The appreciation has pushed up more than the price of Big Macs. San Francisco-based Levi Strauss & Co.’s 501 jeans for men start at 189 reais, or $108.70, at stores in Rio de Janeiro. On Levi’s online store in the U.S., they start at $46. Small-size Pampers diapers made by Procter & Gamble Co. of Cincinnati go for 18 cents per unit when bought in a bulk package at Bentonville, Arkansas-based Wal-Mart Stores Inc.’s online store. At Wal-Mart in Brazil, a diaper costs 55 centavos, or 32 cents.

Jose Carlos Brigagao do Couto, president of Sindifranca, the shoe makers association in Franca in Sao Paulo state, said exporters want the real to trade as weak as 2.2 per dollar, or a 27 percent drop from its current level.

“It’s difficult to close deals at the present rate,” he said. “A company can lose a lot of money with a large order.”

Shoe Exports Fall

Franca’s shoemakers are increasingly directing production to the domestic market after exporting 15.7 percent of output last year, he said. Shoe exports will probably fall to 10 percent this year, Couto said.

“It will drop to zero if conditions don’t improve,” he said.

The real should weaken to 1.78 by March 31 and 1.89 by the end of next year, according to the outlook for U.S. and Brazilian interest rates reflected in forward rates compiled by Bloomberg.

BNP Paribas’ Lintz and Win Thin, a senior currency strategist at Brown Brothers Harriman & Co. in New York, say a fair value for the real may be between 1.80 and 1.90 per dollar. They also say valuations don’t seem to matter in Brazil.

The model Lintz uses, which takes into account commodity prices and the credit spread, isn’t effective for Brazil anymore “because growth is so strong,” breaking the relationship between those variables, he said.

Valuation Models

“The financial system will have to come up with new models for that kind of valuation, especially for emerging-market currencies,” he said.

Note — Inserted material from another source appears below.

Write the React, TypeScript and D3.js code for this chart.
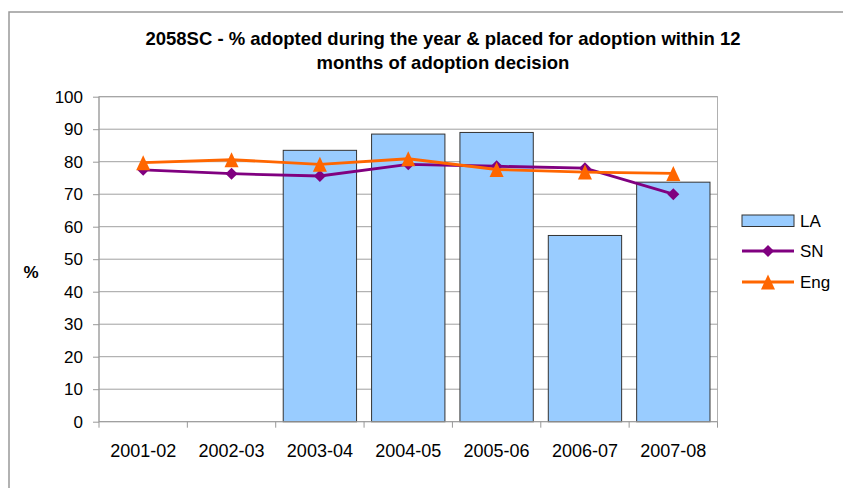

Goldman changed its 12-month estimate for the real to 1.60 per dollar on Oct. 14, from 1.70 per dollar previously. For year-end, Goldman’s Leme predicts the real will trade at 1.65 per dollar on rising commodity prices and sustained growth of capital inflows.

Brazil’s economic fundamentals are “superior compared to its peers,” said Alvise Marino, an emerging markets economist at IDEAglobal in New York. “With so much liquidity available, the real just offers great returns.”